Written task:
Print the lines from the one that contains "Rebuild this chart" to the one that contains "29.3], [2, 27.1]];", inclusive, exactly as they appear, and please drop any pictures.

═══ Given data ═══

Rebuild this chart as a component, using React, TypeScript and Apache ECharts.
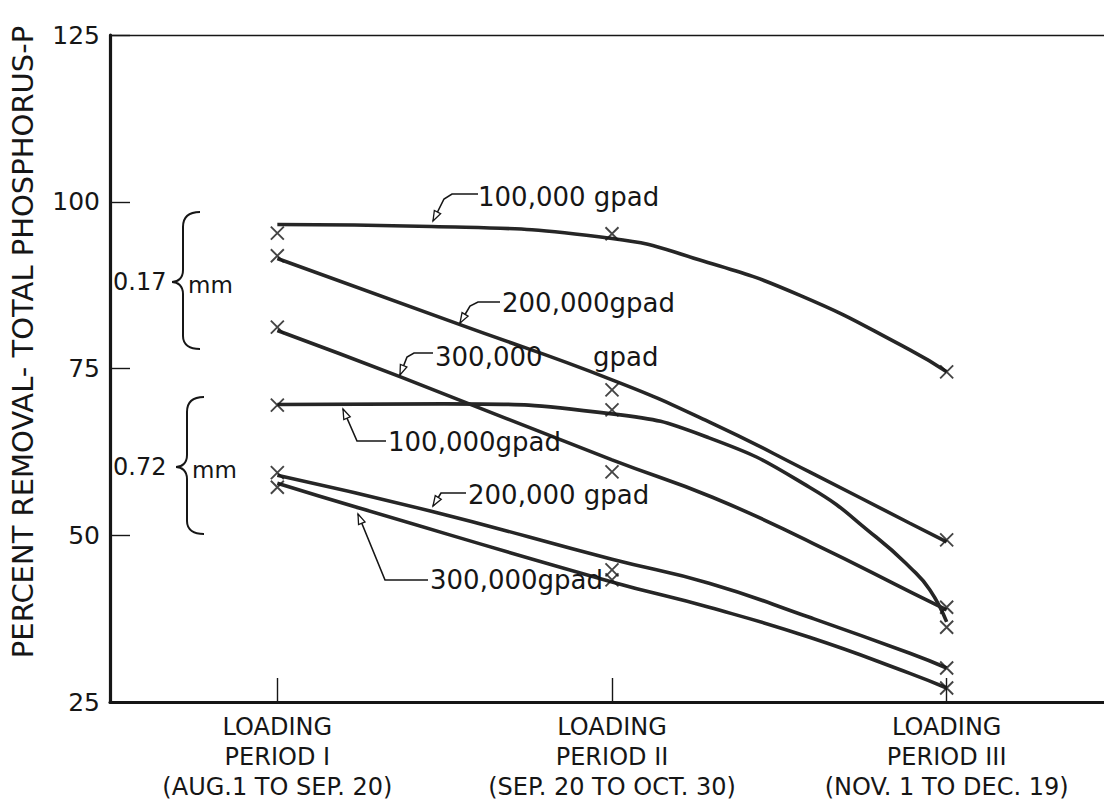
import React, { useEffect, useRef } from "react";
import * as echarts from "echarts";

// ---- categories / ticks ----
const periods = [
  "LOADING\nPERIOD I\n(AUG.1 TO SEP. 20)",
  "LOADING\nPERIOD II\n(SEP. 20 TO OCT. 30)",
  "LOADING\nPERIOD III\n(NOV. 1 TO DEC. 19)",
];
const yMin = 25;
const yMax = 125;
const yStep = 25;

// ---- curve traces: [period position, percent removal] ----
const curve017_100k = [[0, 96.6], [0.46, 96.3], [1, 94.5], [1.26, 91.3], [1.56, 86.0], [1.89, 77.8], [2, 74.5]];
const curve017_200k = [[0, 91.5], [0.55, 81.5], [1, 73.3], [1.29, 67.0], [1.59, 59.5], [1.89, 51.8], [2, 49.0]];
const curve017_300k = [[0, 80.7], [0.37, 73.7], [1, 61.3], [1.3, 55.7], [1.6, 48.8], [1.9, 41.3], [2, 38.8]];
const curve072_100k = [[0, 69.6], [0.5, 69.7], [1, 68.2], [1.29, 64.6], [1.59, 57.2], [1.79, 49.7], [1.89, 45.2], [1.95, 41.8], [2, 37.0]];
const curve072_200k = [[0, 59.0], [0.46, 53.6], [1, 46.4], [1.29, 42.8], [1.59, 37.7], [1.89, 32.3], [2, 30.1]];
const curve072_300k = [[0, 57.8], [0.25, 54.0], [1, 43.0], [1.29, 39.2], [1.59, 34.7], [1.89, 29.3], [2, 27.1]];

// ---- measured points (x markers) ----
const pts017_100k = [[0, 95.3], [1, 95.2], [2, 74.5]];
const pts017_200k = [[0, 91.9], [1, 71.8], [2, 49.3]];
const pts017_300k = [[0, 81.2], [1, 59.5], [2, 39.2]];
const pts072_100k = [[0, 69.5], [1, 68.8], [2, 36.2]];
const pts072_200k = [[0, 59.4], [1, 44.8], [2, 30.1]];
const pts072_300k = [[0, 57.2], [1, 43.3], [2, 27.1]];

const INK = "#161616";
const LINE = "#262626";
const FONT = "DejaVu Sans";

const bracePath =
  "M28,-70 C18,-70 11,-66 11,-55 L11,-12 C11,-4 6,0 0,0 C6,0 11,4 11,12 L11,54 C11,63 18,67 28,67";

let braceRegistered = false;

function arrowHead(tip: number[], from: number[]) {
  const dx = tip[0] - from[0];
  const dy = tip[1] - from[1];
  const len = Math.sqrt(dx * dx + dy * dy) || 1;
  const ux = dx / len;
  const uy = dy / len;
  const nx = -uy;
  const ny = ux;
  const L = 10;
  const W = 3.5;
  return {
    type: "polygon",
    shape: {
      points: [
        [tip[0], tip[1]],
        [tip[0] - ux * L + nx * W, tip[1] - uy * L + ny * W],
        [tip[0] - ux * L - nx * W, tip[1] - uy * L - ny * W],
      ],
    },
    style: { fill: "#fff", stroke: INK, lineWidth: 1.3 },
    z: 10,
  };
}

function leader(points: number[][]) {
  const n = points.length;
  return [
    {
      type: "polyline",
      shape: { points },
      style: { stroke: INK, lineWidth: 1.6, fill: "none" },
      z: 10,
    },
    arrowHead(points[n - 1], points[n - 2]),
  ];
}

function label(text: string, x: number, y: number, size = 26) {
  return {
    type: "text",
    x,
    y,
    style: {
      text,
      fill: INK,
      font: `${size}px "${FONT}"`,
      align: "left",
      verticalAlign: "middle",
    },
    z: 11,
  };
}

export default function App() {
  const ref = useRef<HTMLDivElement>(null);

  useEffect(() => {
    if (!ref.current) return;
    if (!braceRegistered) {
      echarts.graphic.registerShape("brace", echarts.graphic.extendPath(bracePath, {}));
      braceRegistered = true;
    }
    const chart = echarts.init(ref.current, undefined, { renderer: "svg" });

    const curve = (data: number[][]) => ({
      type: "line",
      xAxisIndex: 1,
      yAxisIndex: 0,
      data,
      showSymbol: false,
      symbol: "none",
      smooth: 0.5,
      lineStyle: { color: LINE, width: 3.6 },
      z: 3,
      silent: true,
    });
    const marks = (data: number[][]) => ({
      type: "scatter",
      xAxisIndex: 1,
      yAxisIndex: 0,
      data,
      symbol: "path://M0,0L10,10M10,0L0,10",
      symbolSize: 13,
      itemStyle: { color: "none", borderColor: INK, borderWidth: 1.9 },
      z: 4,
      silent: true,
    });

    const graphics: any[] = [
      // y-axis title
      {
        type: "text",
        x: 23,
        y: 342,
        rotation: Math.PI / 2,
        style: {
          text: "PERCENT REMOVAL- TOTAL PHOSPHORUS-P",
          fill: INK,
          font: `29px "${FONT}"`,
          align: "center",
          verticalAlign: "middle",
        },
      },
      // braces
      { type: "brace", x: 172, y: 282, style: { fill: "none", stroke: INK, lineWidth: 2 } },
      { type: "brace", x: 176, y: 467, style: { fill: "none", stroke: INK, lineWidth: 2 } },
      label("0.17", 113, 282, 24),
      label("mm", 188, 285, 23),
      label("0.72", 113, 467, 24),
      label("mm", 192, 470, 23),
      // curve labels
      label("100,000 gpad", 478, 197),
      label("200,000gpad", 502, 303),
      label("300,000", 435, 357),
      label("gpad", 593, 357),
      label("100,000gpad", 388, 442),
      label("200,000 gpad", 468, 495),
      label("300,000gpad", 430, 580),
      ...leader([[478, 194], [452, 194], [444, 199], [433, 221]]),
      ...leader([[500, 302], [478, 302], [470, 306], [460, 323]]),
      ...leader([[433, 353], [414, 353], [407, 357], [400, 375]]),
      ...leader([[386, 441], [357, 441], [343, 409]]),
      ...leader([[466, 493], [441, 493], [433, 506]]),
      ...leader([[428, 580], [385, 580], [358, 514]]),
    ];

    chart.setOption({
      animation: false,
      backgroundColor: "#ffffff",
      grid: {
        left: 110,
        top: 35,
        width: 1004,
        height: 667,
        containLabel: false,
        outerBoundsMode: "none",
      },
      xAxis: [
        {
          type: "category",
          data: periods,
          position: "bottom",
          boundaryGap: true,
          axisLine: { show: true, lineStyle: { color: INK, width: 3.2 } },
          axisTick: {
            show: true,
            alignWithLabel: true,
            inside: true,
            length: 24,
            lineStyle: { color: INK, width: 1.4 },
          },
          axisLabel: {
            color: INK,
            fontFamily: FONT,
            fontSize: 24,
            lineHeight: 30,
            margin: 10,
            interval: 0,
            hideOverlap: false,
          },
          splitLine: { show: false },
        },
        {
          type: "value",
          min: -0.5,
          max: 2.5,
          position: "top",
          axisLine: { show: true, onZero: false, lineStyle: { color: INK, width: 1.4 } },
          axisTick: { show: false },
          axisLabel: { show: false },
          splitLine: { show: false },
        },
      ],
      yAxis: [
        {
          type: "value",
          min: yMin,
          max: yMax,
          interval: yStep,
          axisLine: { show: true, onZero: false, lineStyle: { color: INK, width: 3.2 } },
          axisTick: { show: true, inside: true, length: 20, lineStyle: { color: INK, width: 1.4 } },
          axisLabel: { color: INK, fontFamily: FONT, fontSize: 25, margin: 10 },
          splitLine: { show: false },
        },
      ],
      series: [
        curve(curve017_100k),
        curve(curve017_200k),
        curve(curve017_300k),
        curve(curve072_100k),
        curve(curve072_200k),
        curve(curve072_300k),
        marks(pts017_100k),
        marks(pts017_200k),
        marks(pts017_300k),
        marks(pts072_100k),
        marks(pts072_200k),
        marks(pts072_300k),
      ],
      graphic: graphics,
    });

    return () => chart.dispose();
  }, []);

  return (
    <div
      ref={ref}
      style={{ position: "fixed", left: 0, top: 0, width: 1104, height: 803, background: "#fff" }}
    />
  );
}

═══
═══ Given data ═══

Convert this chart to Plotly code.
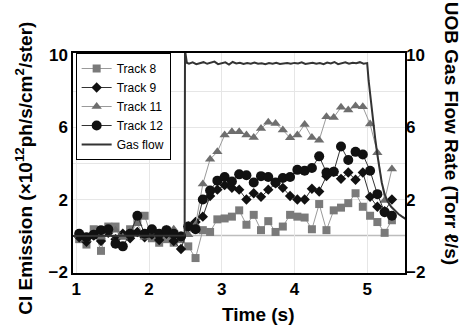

═══
═══ Given data ═══

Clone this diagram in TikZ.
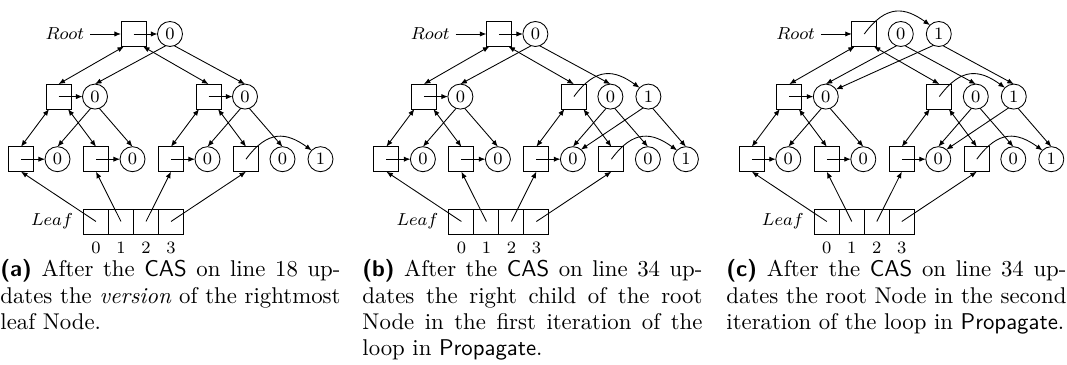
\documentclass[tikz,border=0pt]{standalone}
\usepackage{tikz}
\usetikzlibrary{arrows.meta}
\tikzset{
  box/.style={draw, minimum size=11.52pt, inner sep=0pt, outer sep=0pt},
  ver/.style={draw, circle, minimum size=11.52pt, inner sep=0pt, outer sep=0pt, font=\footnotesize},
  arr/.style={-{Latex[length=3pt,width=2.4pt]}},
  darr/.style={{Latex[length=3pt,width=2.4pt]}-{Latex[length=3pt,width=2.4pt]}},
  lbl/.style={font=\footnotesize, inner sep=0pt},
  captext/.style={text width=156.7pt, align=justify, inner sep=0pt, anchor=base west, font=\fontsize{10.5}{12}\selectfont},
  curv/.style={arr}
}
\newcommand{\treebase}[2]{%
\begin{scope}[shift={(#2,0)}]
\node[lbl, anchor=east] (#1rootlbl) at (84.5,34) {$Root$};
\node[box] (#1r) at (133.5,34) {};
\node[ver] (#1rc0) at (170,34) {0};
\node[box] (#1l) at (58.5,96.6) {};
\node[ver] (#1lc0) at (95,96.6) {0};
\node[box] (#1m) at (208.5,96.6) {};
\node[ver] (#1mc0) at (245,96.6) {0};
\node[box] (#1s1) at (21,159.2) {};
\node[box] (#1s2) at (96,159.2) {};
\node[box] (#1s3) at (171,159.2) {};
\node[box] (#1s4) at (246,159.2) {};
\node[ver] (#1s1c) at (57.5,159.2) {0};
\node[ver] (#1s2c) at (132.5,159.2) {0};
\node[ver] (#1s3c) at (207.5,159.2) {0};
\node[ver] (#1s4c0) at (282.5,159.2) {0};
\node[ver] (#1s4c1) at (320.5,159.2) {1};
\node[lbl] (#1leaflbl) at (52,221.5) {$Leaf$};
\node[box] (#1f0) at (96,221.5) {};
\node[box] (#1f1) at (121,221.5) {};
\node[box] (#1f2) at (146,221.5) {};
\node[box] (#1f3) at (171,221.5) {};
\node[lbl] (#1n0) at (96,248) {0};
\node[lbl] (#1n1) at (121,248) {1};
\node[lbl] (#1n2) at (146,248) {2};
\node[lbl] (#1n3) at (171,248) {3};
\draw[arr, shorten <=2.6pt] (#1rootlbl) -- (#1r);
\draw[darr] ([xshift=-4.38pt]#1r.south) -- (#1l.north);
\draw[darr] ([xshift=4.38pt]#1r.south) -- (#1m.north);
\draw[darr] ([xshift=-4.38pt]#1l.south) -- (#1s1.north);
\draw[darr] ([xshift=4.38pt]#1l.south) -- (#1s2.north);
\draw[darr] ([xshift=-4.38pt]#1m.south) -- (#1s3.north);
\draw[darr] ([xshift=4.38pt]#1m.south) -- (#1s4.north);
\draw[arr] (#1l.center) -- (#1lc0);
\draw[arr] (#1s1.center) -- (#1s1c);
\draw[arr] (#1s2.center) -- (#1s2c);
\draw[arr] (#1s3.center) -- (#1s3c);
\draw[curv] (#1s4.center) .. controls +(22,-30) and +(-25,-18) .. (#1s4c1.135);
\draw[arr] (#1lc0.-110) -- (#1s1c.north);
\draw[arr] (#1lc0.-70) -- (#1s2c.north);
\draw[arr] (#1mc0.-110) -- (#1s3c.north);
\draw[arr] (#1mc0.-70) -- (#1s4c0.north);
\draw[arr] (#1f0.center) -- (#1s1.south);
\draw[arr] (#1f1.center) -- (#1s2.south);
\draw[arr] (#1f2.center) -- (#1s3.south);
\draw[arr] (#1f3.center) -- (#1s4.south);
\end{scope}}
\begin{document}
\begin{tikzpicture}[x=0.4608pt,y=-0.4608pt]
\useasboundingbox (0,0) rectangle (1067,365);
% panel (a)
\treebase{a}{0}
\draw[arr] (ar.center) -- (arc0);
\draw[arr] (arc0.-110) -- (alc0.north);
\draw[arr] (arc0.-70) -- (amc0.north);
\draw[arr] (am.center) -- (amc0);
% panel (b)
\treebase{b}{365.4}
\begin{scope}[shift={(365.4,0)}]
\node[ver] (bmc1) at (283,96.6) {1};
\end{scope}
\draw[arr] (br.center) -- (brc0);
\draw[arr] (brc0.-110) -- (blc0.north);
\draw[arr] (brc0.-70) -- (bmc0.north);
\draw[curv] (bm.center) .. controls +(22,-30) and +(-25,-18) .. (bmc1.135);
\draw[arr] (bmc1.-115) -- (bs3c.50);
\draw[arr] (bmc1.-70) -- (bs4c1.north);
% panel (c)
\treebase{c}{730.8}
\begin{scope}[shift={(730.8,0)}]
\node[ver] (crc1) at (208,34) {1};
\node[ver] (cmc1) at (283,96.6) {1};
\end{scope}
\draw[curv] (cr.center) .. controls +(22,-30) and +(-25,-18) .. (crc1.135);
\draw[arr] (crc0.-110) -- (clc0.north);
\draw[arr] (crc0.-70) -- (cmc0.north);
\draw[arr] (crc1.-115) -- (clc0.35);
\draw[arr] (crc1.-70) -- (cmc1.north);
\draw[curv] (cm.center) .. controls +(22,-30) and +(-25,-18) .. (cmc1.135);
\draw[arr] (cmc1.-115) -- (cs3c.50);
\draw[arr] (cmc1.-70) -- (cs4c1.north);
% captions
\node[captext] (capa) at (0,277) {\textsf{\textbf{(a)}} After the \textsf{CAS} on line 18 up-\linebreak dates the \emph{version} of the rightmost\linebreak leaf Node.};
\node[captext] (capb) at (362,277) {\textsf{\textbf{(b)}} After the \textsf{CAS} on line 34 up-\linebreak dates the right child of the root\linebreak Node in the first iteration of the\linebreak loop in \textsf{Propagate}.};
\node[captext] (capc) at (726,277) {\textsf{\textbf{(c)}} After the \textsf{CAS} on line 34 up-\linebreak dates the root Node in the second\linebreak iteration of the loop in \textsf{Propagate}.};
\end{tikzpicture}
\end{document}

═══

Task response:
Rebuild this chart as a component, using React, TypeScript and Apache ECharts.
import React, { useEffect, useRef } from "react";
import * as echarts from "echarts";

// ---- categories / ticks ----
const periods = [
  "LOADING\nPERIOD I\n(AUG.1 TO SEP. 20)",
  "LOADING\nPERIOD II\n(SEP. 20 TO OCT. 30)",
  "LOADING\nPERIOD III\n(NOV. 1 TO DEC. 19)",
];
const yMin = 25;
const yMax = 125;
const yStep = 25;

// ---- curve traces: [period position, percent removal] ----
const curve017_100k = [[0, 96.6], [0.46, 96.3], [1, 94.5], [1.26, 91.3], [1.56, 86.0], [1.89, 77.8], [2, 74.5]];
const curve017_200k = [[0, 91.5], [0.55, 81.5], [1, 73.3], [1.29, 67.0], [1.59, 59.5], [1.89, 51.8], [2, 49.0]];
const curve017_300k = [[0, 80.7], [0.37, 73.7], [1, 61.3], [1.3, 55.7], [1.6, 48.8], [1.9, 41.3], [2, 38.8]];
const curve072_100k = [[0, 69.6], [0.5, 69.7], [1, 68.2], [1.29, 64.6], [1.59, 57.2], [1.79, 49.7], [1.89, 45.2], [1.95, 41.8], [2, 37.0]];
const curve072_200k = [[0, 59.0], [0.46, 53.6], [1, 46.4], [1.29, 42.8], [1.59, 37.7], [1.89, 32.3], [2, 30.1]];
const curve072_300k = [[0, 57.8], [0.25, 54.0], [1, 43.0], [1.29, 39.2], [1.59, 34.7], [1.89, 29.3], [2, 27.1]];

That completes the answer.